Он медленно добирался до последней пуговицы. Наверно, прикосновение к ней, к последней надежде, трансформировало обиду в нелюдскую злость. И тут всего себя, всю свою неустроенность и голодность он вложил в удар прямой правой, нацеленный куда-то чуть выше фонарика, туда, откуда исходил приказывающий бас.
Удар был страшным. Генрих не удержался на ногах и свалился с костылей на охнувшее и упавшее от удара существо. Он ничего не видел. Но инстинкт самосохранения, прочно пропитавший его за годы войны, подсказал последовательность движений еще до того, как они стали осознанными.
Стальными кистями он сжал хлипкое горло, из которого только что исходил угрожающий бас. В тот же момент он почувствовал удар ногой по спине. Шинель в какой-то мере смягчила удар. Генрих слегка разжал ладони и очень тихо сказал:
– Вели ему уйти, не то через секунду ты будешь трупом.
– Толя, уходи! – Взмолился под ним грабитель. Взмолился уже не басом, а жалким, чуть ли не детским голоском, из которого вот-вот брызнут горькие слезы.

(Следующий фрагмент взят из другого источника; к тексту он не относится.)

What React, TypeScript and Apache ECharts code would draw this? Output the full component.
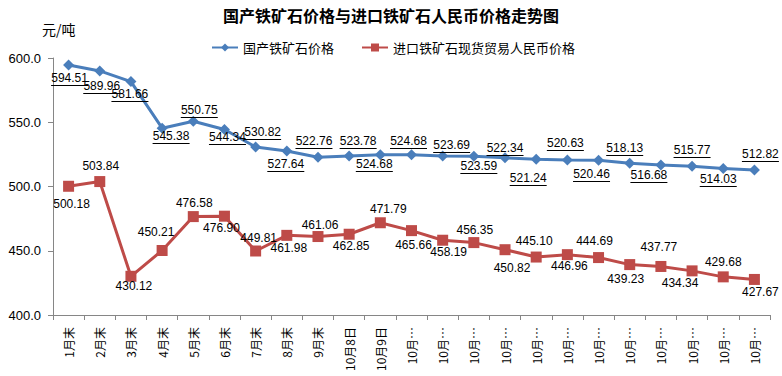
import React, { useEffect, useRef } from 'react';
import * as echarts from 'echarts';

const categories = [
  '1月末', '2月末', '3月末', '4月末', '5月末', '6月末', '7月末', '8月末', '9月末',
  '10月8日', '10月9日',
  '10月…', '10月…', '10月…', '10月…', '10月…', '10月…',
  '10月…', '10月…', '10月…', '10月…', '10月…', '10月…',
];

const domesticPrice = [
  594.51, 589.96, 581.66, 545.38, 550.75, 544.34, 530.82, 527.64, 522.76, 523.78,
  524.68, 524.68, 523.69, 523.59, 522.34, 521.24, 520.63, 520.46, 518.13, 516.68,
  515.77, 514.03, 512.82,
];

const importPrice = [
  500.18, 503.84, 430.12, 450.21, 476.58, 476.9, 449.81, 461.98, 461.06, 462.85,
  471.79, 465.66, 458.19, 456.35, 450.82, 445.1, 446.96, 444.69, 439.23, 437.77,
  434.34, 429.68, 427.67,
];

const seriesNames = ['国产铁矿石价格', '进口铁矿石现货贸易人民币价格'];

// label offsets (pixels) relative to each marker
const domesticLabelOffsets = [
  [1, 13], [2, 15], [-1, 12], [9, 8], [6, -11], [3, 7], [7, -15], [-1, 13], [-4, -16], [9, -15],
  [-6, 9], [-3, -14], [9, -11], [5, 10], [0, -10], [-8, 19], [-2, -17], [-7, 14], [-5, -15], [-12, 10],
  [0, -16], [-5, 11], [6, -16],
];

const importLabelOffsets = [
  [3, 18], [1, -16], [3, 10], [-6, -18], [1, -14], [-3, 12], [3, -13], [2, 13], [2, -12], [2, 12],
  [8, -14], [2, 14], [6, 12], [1, -13], [7, 18], [-2, -16], [2, 11], [-4, -17], [-4, 14], [-2, -19],
  [-12, 12], [0, -15], [6, 13],
];

const BLUE = '#4A7EBB';
const RED = '#BE4B48';
const AXIS = '#868686';
const NUM_FONT = 'Liberation Sans, Arial, sans-serif';
const CJK_FONT = '"Noto Sans CJK SC", sans-serif';
const UNDERLINE_HALF = 18.5;
const UNDERLINE_DY = 7;

export default function App() {
  const ref = useRef<HTMLDivElement>(null);

  useEffect(() => {
    document.body.style.margin = '0';
    const chart = echarts.init(ref.current as HTMLDivElement, null, { renderer: 'svg' });
    const option: any = {
      animation: false,
      backgroundColor: '#ffffff',
      title: {
        text: '国产铁矿石价格与进口铁矿石人民币价格走势图',
        left: 'center',
        top: 2,
        textStyle: { fontSize: 16, fontWeight: 'bold', fontFamily: CJK_FONT, color: '#000' },
      },
      graphic: [
        {
          type: 'text',
          left: 42,
          top: 22,
          style: { text: '元/吨', fontSize: 14, fontFamily: CJK_FONT, fill: '#000' },
        },
      ],
      legend: {
        left: 206,
        top: 36,
        itemWidth: 26,
        itemHeight: 10,
        itemGap: 27,
        textStyle: { fontSize: 13, fontFamily: CJK_FONT, color: '#000' },
        data: seriesNames,
      },
      grid: { left: 53, right: 12, top: 58, bottom: 61, outerBoundsMode: 'none' },
      xAxis: {
        type: 'category',
        data: categories,
        boundaryGap: true,
        axisLine: { show: true, lineStyle: { color: AXIS, width: 1 } },
        axisTick: { show: true, alignWithLabel: false, interval: 0, length: 5, lineStyle: { color: AXIS } },
        axisLabel: {
          interval: 0,
          rotate: 90,
          fontSize: 12,
          fontFamily: CJK_FONT,
          color: '#000',
          margin: 12,
        },
        splitLine: { show: false },
      },
      yAxis: {
        type: 'value',
        min: 400,
        max: 600,
        interval: 50,
        axisLine: { show: true, lineStyle: { color: AXIS, width: 1 } },
        axisTick: { show: true, length: 5, lineStyle: { color: AXIS } },
        axisLabel: {
          formatter: (v: number) => v.toFixed(1),
          fontSize: 13,
          fontFamily: NUM_FONT,
          color: '#000',
          margin: 12,
        },
        splitLine: { show: false },
      },
      series: [
        {
          name: seriesNames[0],
          type: 'line',
          symbol: 'diamond',
          symbolSize: 11,
          z: 3,
          lineStyle: { color: BLUE, width: 3 },
          itemStyle: { color: BLUE },
          data: domesticPrice.map((v, i) => ({
            value: v,
            label: { offset: domesticLabelOffsets[i] },
          })),
          label: {
            show: true,
            position: 'inside',
            color: '#000',
            textBorderWidth: 0,
            fontSize: 12,
            fontFamily: NUM_FONT,
            formatter: (p: any) => Number(p.value).toFixed(2),
          },
        },
        {
          name: seriesNames[1],
          type: 'line',
          symbol: 'rect',
          symbolSize: 11,
          z: 2,
          lineStyle: { color: RED, width: 3 },
          itemStyle: { color: RED },
          data: importPrice.map((v, i) => ({
            value: v,
            label: { offset: importLabelOffsets[i] },
          })),
          label: {
            show: true,
            position: 'inside',
            color: '#000',
            textBorderWidth: 0,
            fontSize: 12,
            fontFamily: NUM_FONT,
            formatter: (p: any) => Number(p.value).toFixed(2),
          },
        },
        {
          // underlines for the domestic price labels
          name: 'underline',
          type: 'custom',
          z: 4,
          silent: true,
          data: domesticPrice.map((v, i) => [i, v]),
          renderItem: (params: any, api: any) => {
            const i = params.dataIndex;
            const pt = api.coord([api.value(0), api.value(1)]);
            const off = domesticLabelOffsets[i];
            const cx = pt[0] + off[0];
            const y = Math.round(pt[1] + off[1] + UNDERLINE_DY) + 0.5;
            return {
              type: 'line',
              shape: { x1: cx - UNDERLINE_HALF, y1: y, x2: cx + UNDERLINE_HALF, y2: y },
              style: { stroke: '#000', lineWidth: 1 },
            };
          },
        },
      ],
    };
    chart.setOption(option);
    return () => chart.dispose();
  }, []);

  return <div ref={ref} style={{ width: 782, height: 376 }} />;
}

Рядом, сидя на грабителе, Вадим методично обрабатывал его лицо, придавая ему вид кровавого месива.
Обездвижив противников, Генрих и Вадим подобрали фонарики и осмотрели тех, кто еще минуту назад казался им непреодолимой силой. Мальчишки лет шестнадцати в отличных зимних пальто, красивых меховых шапках, в дорогих и модных в ту пору коричневых американских ботинках на толстой каучуковой подошве, безжизненно валялись на скользкой брусчатке. Третий убежал.